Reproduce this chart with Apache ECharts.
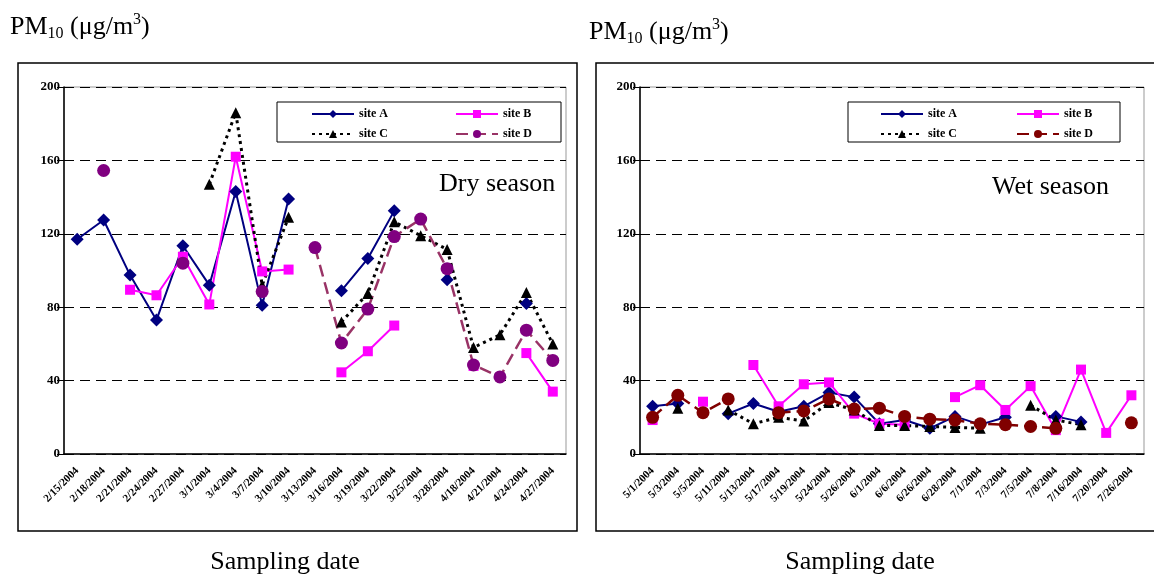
<!DOCTYPE html>
<html>
<head>
<meta charset="utf-8">
<script src="https://cdn.jsdelivr.net/npm/echarts@6/dist/echarts.min.js"></script>
<style>
  html, body { margin: 0; padding: 0; background: #fff; }
  #dry { position: absolute; left: 0; top: 0; width: 580px; height: 578px; }
  #wet { position: absolute; left: 580px; top: 0; width: 574px; height: 578px; }
</style>
</head>
<body>
<div id="dry"></div>
<div id="wet"></div>
<script>
const serif = "'Liberation Serif', 'Times New Roman', serif"

// dry season (PM10, ug/m3)
const dryDates = ['2/15/2004', '2/18/2004', '2/21/2004', '2/24/2004', '2/27/2004', '3/1/2004', '3/4/2004',
  '3/7/2004', '3/10/2004', '3/13/2004', '3/16/2004', '3/19/2004', '3/22/2004', '3/25/2004', '3/28/2004',
  '4/18/2004', '4/21/2004', '4/24/2004', '4/27/2004']
const dryA = [117, 127.5, 97.5, 73, 113.5, 92, 143, 81, 139, null, 89, 106.5, 132.5, null, 95, null, null, 82, null]
const dryB = [null, null, 89.5, 86.5, 107.5, 81.5, 162, 99.5, 100.5, null, 44.5, 56, 70, null, null, 48, null, 55, 34]
const dryC = [null, null, null, null, null, 147, 186, 92, 129, null, 72, 87.5, 126.5, 119, 111.5, 58, 65, 88, 60]
const dryD = [null, 154.5, null, null, 104, null, null, 88.5, null, 112.5, 60.5, 79, 118.5, 128, 101, 48.5, 42, 67.5, 51]

// wet season (PM10, ug/m3)
const wetDates = ['5/1/2004', '5/3/2004', '5/5/2004', '5/11/2004', '5/13/2004', '5/17/2004', '5/19/2004',
  '5/24/2004', '5/26/2004', '6/1/2004', '6/6/2004', '6/26/2004', '6/28/2004', '7/1/2004', '7/3/2004',
  '7/5/2004', '7/8/2004', '7/16/2004', '7/20/2004', '7/26/2004']
const wetA = [26, 27.5, null, 22, 27.5, 23, 26, 33.5, 31, 16.5, 18.5, 14, 20.5, 16, 20, null, 20.5, 17.5, null, null]
const wetB = [18.5, null, 28.5, null, 48.5, 26, 38, 39, 22, 16.5, 16, null, 31, 37.5, 24, 37, 13, 46, 11.5, 32]
const wetC = [null, 25, null, 24, 16.5, 20, 18, 28, 24, 15.5, 15.5, 15, 14.5, 14, null, 26.5, 18.5, 16, null, null]
const wetD = [20, 32, 22.5, 30, null, 22.5, 23.5, 30, 24.5, 25, 20.5, 19, 18.5, 16.5, 16, 15, 14, null, null, 17]

const yTicks = [0, 40, 80, 120, 160, 200]

function legendOf(names, left) {
  return {
    data: names,
    orient: 'vertical',
    left: left,
    top: 108,
    padding: 0,
    itemWidth: 42,
    itemHeight: 10,
    itemGap: 8,
    selectedMode: false,
    textStyle: { fontFamily: serif, fontWeight: 'bold', fontSize: 12, color: '#000' },
  }
}

function buildOption(cfg) {
  const lab = { fontFamily: serif, fontWeight: 'bold', color: '#000' }
  return {
    animation: false,
    backgroundColor: '#fff',
    title: {
      left: cfg.titleX,
      top: cfg.titleY,
      padding: 0,
      text: '{a|PM}{s|10}{a| (μg/m}{p|3}{a|)}',
      textStyle: {
        fontWeight: 'normal',
        rich: {
          a: { fontFamily: serif, fontWeight: 'normal', fontSize: 26, lineHeight: 30, color: '#000' },
          s: { fontFamily: serif, fontWeight: 'normal', fontSize: 16, lineHeight: 16, verticalAlign: 'bottom', color: '#000' },
          p: { fontFamily: serif, fontWeight: 'normal', fontSize: 16, lineHeight: 16, verticalAlign: 'top', color: '#000' },
        },
      },
    },
    graphic: [
      { type: 'rect', silent: true, shape: cfg.box, style: { fill: 'none', stroke: '#000', lineWidth: 1.5 } },
      { type: 'rect', silent: true, z: 10, shape: cfg.legendBox, style: { fill: 'none', stroke: '#000', lineWidth: 1 } },
      {
        type: 'text', silent: true, x: cfg.seasonX, y: cfg.seasonY,
        style: { text: cfg.season, font: '26px ' + serif, fill: '#000', align: 'left', verticalAlign: 'middle', textAlign: 'left', textVerticalAlign: 'middle' },
      },
      {
        type: 'text', silent: true, x: cfg.dateX, y: 562,
        style: { text: 'Sampling date', font: '26px ' + serif, fill: '#000', align: 'center', verticalAlign: 'middle', textAlign: 'center', textVerticalAlign: 'middle' },
      },
    ],
    legend: [legendOf(['site A', 'site C'], cfg.legX1), legendOf(['site B', 'site D'], cfg.legX2)],
    grid: {
      left: cfg.gridLeft, top: 87, width: cfg.gridWidth, height: 367,
      show: true, borderColor: '#999', borderWidth: 1, backgroundColor: 'transparent',
    },
    xAxis: {
      type: 'category',
      data: cfg.dates,
      boundaryGap: true,
      axisLine: { lineStyle: { color: '#000', width: 1.5 } },
      axisTick: { interval: 0, length: 5, lineStyle: { color: '#000' } },
      axisLabel: Object.assign({ interval: 0, rotate: 45, margin: 15, fontSize: 11 }, lab),
    },
    yAxis: {
      type: 'value',
      min: yTicks[0],
      max: yTicks[yTicks.length - 1],
      interval: 40,
      axisLine: { show: true, lineStyle: { color: '#000', width: 1.5 } },
      axisTick: { show: true, length: 7, lineStyle: { color: '#000' } },
      axisLabel: Object.assign({ margin: 4, fontSize: 13 }, lab),
      splitLine: { lineStyle: { type: [10, 6], color: '#000', width: 1 } },
    },
    series: [
      {
        name: 'site A', type: 'line', data: cfg.a, showAllSymbol: true,
        symbol: 'diamond', symbolSize: 13,
        itemStyle: { color: '#000080' }, lineStyle: { color: '#000080', width: 2 },
      },
      {
        name: 'site B', type: 'line', data: cfg.b, showAllSymbol: true,
        symbol: 'rect', symbolSize: 10,
        itemStyle: { color: '#FF00FF' }, lineStyle: { color: '#FF00FF', width: 2 },
      },
      {
        name: 'site C', type: 'line', data: cfg.c, showAllSymbol: true,
        symbol: 'triangle', symbolSize: 11,
        itemStyle: { color: '#000' }, lineStyle: { color: '#000', width: 3, type: [3, 4] },
      },
      {
        name: 'site D', type: 'line', data: cfg.d, showAllSymbol: true,
        symbol: 'circle', symbolSize: 13,
        itemStyle: { color: cfg.dColor }, lineStyle: { color: cfg.dLine, width: 2.5, type: [12, 6] },
      },
    ],
  }
}

const dryChart = echarts.init(document.getElementById('dry'))
dryChart.setOption(buildOption({
  dates: dryDates, a: dryA, b: dryB, c: dryC, d: dryD,
  dColor: '#800080', dLine: '#993366',
  titleX: 10, titleY: 12,
  box: { x: 18, y: 63, width: 559, height: 468 },
  legendBox: { x: 277, y: 102, width: 284, height: 40 },
  legX1: 311, legX2: 455,
  season: 'Dry season', seasonX: 439, seasonY: 184,
  dateX: 285,
  gridLeft: 64, gridWidth: 502,
}))

const wetChart = echarts.init(document.getElementById('wet'))
wetChart.setOption(buildOption({
  dates: wetDates, a: wetA, b: wetB, c: wetC, d: wetD,
  dColor: '#800000', dLine: '#800000',
  titleX: 9, titleY: 17,
  box: { x: 16, y: 63, width: 600, height: 468 },
  legendBox: { x: 268, y: 102, width: 272, height: 40 },
  legX1: 300, legX2: 436,
  season: 'Wet season', seasonX: 412, seasonY: 187,
  dateX: 280,
  gridLeft: 60, gridWidth: 504,
}))
</script>
</body>
</html>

____

Retype the whole listing exactly and leave the pictures out.

Reproduce this chart with Apache ECharts.
<!DOCTYPE html>
<html>
<head>
<meta charset="utf-8">
<script src="https://cdn.jsdelivr.net/npm/echarts@6/dist/echarts.min.js"></script>
<style>
  html, body { margin: 0; padding: 0; background: #fff; }
  #dry { position: absolute; left: 0; top: 0; width: 580px; height: 578px; }
  #wet { position: absolute; left: 580px; top: 0; width: 574px; height: 578px; }
</style>
</head>
<body>
<div id="dry"></div>
<div id="wet"></div>
<script>
const serif = "'Liberation Serif', 'Times New Roman', serif"

// dry season (PM10, ug/m3)
const dryDates = ['2/15/2004', '2/18/2004', '2/21/2004', '2/24/2004', '2/27/2004', '3/1/2004', '3/4/2004',
  '3/7/2004', '3/10/2004', '3/13/2004', '3/16/2004', '3/19/2004', '3/22/2004', '3/25/2004', '3/28/2004',
  '4/18/2004', '4/21/2004', '4/24/2004', '4/27/2004']
const dryA = [117, 127.5, 97.5, 73, 113.5, 92, 143, 81, 139, null, 89, 106.5, 132.5, null, 95, null, null, 82, null]
const dryB = [null, null, 89.5, 86.5, 107.5, 81.5, 162, 99.5, 100.5, null, 44.5, 56, 70, null, null, 48, null, 55, 34]
const dryC = [null, null, null, null, null, 147, 186, 92, 129, null, 72, 87.5, 126.5, 119, 111.5, 58, 65, 88, 60]
const dryD = [null, 154.5, null, null, 104, null, null, 88.5, null, 112.5, 60.5, 79, 118.5, 128, 101, 48.5, 42, 67.5, 51]

// wet season (PM10, ug/m3)
const wetDates = ['5/1/2004', '5/3/2004', '5/5/2004', '5/11/2004', '5/13/2004', '5/17/2004', '5/19/2004',
  '5/24/2004', '5/26/2004', '6/1/2004', '6/6/2004', '6/26/2004', '6/28/2004', '7/1/2004', '7/3/2004',
  '7/5/2004', '7/8/2004', '7/16/2004', '7/20/2004', '7/26/2004']
const wetA = [26, 27.5, null, 22, 27.5, 23, 26, 33.5, 31, 16.5, 18.5, 14, 20.5, 16, 20, null, 20.5, 17.5, null, null]
const wetB = [18.5, null, 28.5, null, 48.5, 26, 38, 39, 22, 16.5, 16, null, 31, 37.5, 24, 37, 13, 46, 11.5, 32]
const wetC = [null, 25, null, 24, 16.5, 20, 18, 28, 24, 15.5, 15.5, 15, 14.5, 14, null, 26.5, 18.5, 16, null, null]
const wetD = [20, 32, 22.5, 30, null, 22.5, 23.5, 30, 24.5, 25, 20.5, 19, 18.5, 16.5, 16, 15, 14, null, null, 17]

const yTicks = [0, 40, 80, 120, 160, 200]

function legendOf(names, left) {
  return {
    data: names,
    orient: 'vertical',
    left: left,
    top: 108,
    padding: 0,
    itemWidth: 42,
    itemHeight: 10,
    itemGap: 8,
    selectedMode: false,
    textStyle: { fontFamily: serif, fontWeight: 'bold', fontSize: 12, color: '#000' },
  }
}

function buildOption(cfg) {
  const lab = { fontFamily: serif, fontWeight: 'bold', color: '#000' }
  return {
    animation: false,
    backgroundColor: '#fff',
    title: {
      left: cfg.titleX,
      top: cfg.titleY,
      padding: 0,
      text: '{a|PM}{s|10}{a| (μg/m}{p|3}{a|)}',
      textStyle: {
        fontWeight: 'normal',
        rich: {
          a: { fontFamily: serif, fontWeight: 'normal', fontSize: 26, lineHeight: 30, color: '#000' },
          s: { fontFamily: serif, fontWeight: 'normal', fontSize: 16, lineHeight: 16, verticalAlign: 'bottom', color: '#000' },
          p: { fontFamily: serif, fontWeight: 'normal', fontSize: 16, lineHeight: 16, verticalAlign: 'top', color: '#000' },
        },
      },
    },
    graphic: [
      { type: 'rect', silent: true, shape: cfg.box, style: { fill: 'none', stroke: '#000', lineWidth: 1.5 } },
      { type: 'rect', silent: true, z: 10, shape: cfg.legendBox, style: { fill: 'none', stroke: '#000', lineWidth: 1 } },
      {
        type: 'text', silent: true, x: cfg.seasonX, y: cfg.seasonY,
        style: { text: cfg.season, font: '26px ' + serif, fill: '#000', align: 'left', verticalAlign: 'middle', textAlign: 'left', textVerticalAlign: 'middle' },
      },
      {
        type: 'text', silent: true, x: cfg.dateX, y: 562,
        style: { text: 'Sampling date', font: '26px ' + serif, fill: '#000', align: 'center', verticalAlign: 'middle', textAlign: 'center', textVerticalAlign: 'middle' },
      },
    ],
    legend: [legendOf(['site A', 'site C'], cfg.legX1), legendOf(['site B', 'site D'], cfg.legX2)],
    grid: {
      left: cfg.gridLeft, top: 87, width: cfg.gridWidth, height: 367,
      show: true, borderColor: '#999', borderWidth: 1, backgroundColor: 'transparent',
    },
    xAxis: {
      type: 'category',
      data: cfg.dates,
      boundaryGap: true,
      axisLine: { lineStyle: { color: '#000', width: 1.5 } },
      axisTick: { interval: 0, length: 5, lineStyle: { color: '#000' } },
      axisLabel: Object.assign({ interval: 0, rotate: 45, margin: 15, fontSize: 11 }, lab),
    },
    yAxis: {
      type: 'value',
      min: yTicks[0],
      max: yTicks[yTicks.length - 1],
      interval: 40,
      axisLine: { show: true, lineStyle: { color: '#000', width: 1.5 } },
      axisTick: { show: true, length: 7, lineStyle: { color: '#000' } },
      axisLabel: Object.assign({ margin: 4, fontSize: 13 }, lab),
      splitLine: { lineStyle: { type: [10, 6], color: '#000', width: 1 } },
    },
    series: [
      {
        name: 'site A', type: 'line', data: cfg.a, showAllSymbol: true,
        symbol: 'diamond', symbolSize: 13,
        itemStyle: { color: '#000080' }, lineStyle: { color: '#000080', width: 2 },
      },
      {
        name: 'site B', type: 'line', data: cfg.b, showAllSymbol: true,
        symbol: 'rect', symbolSize: 10,
        itemStyle: { color: '#FF00FF' }, lineStyle: { color: '#FF00FF', width: 2 },
      },
      {
        name: 'site C', type: 'line', data: cfg.c, showAllSymbol: true,
        symbol: 'triangle', symbolSize: 11,
        itemStyle: { color: '#000' }, lineStyle: { color: '#000', width: 3, type: [3, 4] },
      },
      {
        name: 'site D', type: 'line', data: cfg.d, showAllSymbol: true,
        symbol: 'circle', symbolSize: 13,
        itemStyle: { color: cfg.dColor }, lineStyle: { color: cfg.dLine, width: 2.5, type: [12, 6] },
      },
    ],
  }
}

const dryChart = echarts.init(document.getElementById('dry'))
dryChart.setOption(buildOption({
  dates: dryDates, a: dryA, b: dryB, c: dryC, d: dryD,
  dColor: '#800080', dLine: '#993366',
  titleX: 10, titleY: 12,
  box: { x: 18, y: 63, width: 559, height: 468 },
  legendBox: { x: 277, y: 102, width: 284, height: 40 },
  legX1: 311, legX2: 455,
  season: 'Dry season', seasonX: 439, seasonY: 184,
  dateX: 285,
  gridLeft: 64, gridWidth: 502,
}))

const wetChart = echarts.init(document.getElementById('wet'))
wetChart.setOption(buildOption({
  dates: wetDates, a: wetA, b: wetB, c: wetC, d: wetD,
  dColor: '#800000', dLine: '#800000',
  titleX: 9, titleY: 17,
  box: { x: 16, y: 63, width: 600, height: 468 },
  legendBox: { x: 268, y: 102, width: 272, height: 40 },
  legX1: 300, legX2: 436,
  season: 'Wet season', seasonX: 412, seasonY: 187,
  dateX: 280,
  gridLeft: 60, gridWidth: 504,
}))
</script>
</body>
</html>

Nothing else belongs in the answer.